Reading

The Entrepreneur’s Guide to Keeping  Your Sh*t Together: How to Run Your Business Without Letting it Run You, by Sherry Walling.  This rare gem focuses on a topic that is on many academics’ mind,  yet one that is rarely written about: the heavy toll that the road to success in academia can take on young researchers. This book confronts this topic head on.  Don’t let the title fool you: Academics are entrepreneurs in disguise, as they have to come up with ideas, decide which ones to pursue, recruit teams to execute that idea, and after a long roller coaster ride, be the residual claimant on the success or failure of the enterprise. The book is written by a brilliant PhD psychologist, who combines her deep understanding of the human mind with her personal experience as one-half of an eventually (!) very successful entrepreneur couple. It guides the reader into an introspective journey with its discussion of the types of people that get drawn into these careers (you will definitely see yourself in one of them!), the mental and emotional pressures faced by each type, how to get things done despite these challenges, and so on. The style is casual and very engaging, and makes for a great reading. 

137: Jung, Pauli, and the Pursuit of a Scientific Obsession, by Arthur Miller. This is a fun read about two famous scientists, physicist Wolfgang Pauli and psychologist Carl Jung, and their quest to uncover the secret of 137, which is often called the most mysterious number in Physics. 137 is a dimensionless constant whose precise value is crucial for the existence of the universe, yet explaining the origin of its value has eluded physicists and led Pauli to team up with Jung to look to psychology, spirituality, and ancient wisdom for potential explanations. Along the way, the book provides a fascinating helicopter tour of the lives of the famous physicists of the 20th century and is full of interesting (and sometimes very colorful!) anecdotes that shows the human side of well-known scientists. 

The Broken Dice, and Other Mathematical Tales of Chance, by Ivar Ekeland: A fascinating journey into chance and risk that appear under different guises in different sciences from mathematics and physics, to economics.

The University: An Owner’s Manual, by Henry Rosovsky: An entertaining and informative book on Academic life, written by the former Dean of Harvard’s Faculty of Arts & Sciences (and economics professor). I read this many years ago while doing my PhD and really enjoyed it. Re-reading it recently and with the benefit of some hindsight, I found it as good as the first time–despite a few parts that are a bit outdated. (As a bonus: it contains a wealth of interesting anecdotes, especially about the second part of 20th century, that might interest those working on the economics of education).

Boomerang, by Michael Lewis: A helicopter tour of European economies and their debt problems. Entertaining, Michael Lewis style.

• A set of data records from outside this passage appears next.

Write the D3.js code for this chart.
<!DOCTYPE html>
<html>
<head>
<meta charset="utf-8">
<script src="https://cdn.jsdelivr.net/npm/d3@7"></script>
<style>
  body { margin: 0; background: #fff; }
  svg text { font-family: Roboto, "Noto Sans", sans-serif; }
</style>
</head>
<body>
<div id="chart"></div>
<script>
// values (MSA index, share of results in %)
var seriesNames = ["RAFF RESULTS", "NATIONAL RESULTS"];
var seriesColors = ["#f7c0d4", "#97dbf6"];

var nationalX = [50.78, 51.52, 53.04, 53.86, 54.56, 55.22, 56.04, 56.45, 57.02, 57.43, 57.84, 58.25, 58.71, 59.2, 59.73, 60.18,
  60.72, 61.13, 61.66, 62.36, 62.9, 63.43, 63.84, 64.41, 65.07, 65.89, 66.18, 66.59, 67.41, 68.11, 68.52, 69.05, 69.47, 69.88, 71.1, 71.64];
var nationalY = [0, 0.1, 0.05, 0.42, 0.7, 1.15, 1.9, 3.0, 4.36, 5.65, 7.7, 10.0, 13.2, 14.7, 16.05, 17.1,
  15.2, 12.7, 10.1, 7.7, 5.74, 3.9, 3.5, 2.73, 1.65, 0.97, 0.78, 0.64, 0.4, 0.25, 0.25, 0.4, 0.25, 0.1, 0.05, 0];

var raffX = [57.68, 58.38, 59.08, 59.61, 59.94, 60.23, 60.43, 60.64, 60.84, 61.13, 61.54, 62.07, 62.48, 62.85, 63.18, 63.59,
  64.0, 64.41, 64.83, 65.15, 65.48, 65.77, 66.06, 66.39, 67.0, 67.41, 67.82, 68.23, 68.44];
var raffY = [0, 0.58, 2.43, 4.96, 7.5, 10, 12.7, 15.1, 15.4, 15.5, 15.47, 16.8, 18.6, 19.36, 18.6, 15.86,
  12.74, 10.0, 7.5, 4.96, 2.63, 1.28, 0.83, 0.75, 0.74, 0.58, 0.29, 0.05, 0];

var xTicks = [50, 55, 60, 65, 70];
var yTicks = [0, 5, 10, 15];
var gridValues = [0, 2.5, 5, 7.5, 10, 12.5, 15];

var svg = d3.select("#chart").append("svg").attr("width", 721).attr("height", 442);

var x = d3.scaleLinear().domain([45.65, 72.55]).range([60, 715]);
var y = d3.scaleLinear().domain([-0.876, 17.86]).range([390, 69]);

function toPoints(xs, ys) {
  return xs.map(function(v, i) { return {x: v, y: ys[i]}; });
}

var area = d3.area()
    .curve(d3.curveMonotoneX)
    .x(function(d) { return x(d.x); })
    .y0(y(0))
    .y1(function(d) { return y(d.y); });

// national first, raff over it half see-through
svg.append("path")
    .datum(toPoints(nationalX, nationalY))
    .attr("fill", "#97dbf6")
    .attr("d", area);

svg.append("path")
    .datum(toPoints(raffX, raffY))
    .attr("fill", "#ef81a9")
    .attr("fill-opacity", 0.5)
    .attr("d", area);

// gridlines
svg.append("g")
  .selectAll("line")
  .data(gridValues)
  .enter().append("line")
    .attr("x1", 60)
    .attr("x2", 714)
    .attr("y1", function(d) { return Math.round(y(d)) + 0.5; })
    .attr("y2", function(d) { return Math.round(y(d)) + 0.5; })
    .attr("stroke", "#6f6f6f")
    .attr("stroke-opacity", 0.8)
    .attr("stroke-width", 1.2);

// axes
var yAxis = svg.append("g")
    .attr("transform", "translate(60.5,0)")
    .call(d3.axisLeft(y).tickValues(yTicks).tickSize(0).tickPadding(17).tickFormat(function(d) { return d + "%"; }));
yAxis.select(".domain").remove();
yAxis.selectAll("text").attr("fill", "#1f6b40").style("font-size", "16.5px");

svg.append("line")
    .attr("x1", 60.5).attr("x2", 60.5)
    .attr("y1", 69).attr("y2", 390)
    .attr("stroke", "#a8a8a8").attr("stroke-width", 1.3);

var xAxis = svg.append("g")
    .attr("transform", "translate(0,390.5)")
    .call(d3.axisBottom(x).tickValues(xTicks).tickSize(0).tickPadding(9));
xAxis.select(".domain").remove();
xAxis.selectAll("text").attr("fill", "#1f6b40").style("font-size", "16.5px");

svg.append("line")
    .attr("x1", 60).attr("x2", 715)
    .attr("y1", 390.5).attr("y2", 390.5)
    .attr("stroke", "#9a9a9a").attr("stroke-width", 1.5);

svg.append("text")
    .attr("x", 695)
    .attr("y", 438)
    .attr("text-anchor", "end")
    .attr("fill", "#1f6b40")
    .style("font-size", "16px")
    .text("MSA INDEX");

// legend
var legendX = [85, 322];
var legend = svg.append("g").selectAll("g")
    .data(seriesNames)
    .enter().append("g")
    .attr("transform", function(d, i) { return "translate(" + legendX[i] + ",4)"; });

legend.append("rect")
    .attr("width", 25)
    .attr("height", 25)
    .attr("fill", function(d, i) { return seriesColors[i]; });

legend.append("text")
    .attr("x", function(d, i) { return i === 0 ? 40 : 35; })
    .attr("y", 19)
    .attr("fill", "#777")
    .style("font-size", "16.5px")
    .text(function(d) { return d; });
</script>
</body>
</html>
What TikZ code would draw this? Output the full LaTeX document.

The Calculus of Friendship, by Steven Strogatz: If you enjoyed math problems in high school, chances are you will like this book. The lifelong friendship that starts between a high school student who ends up becoming an accomplished math professor and his high school calculus teacher, chronicled through their letters spanning several decades. Many interesting math problems you may recognize along with very clever and intuitive solutions.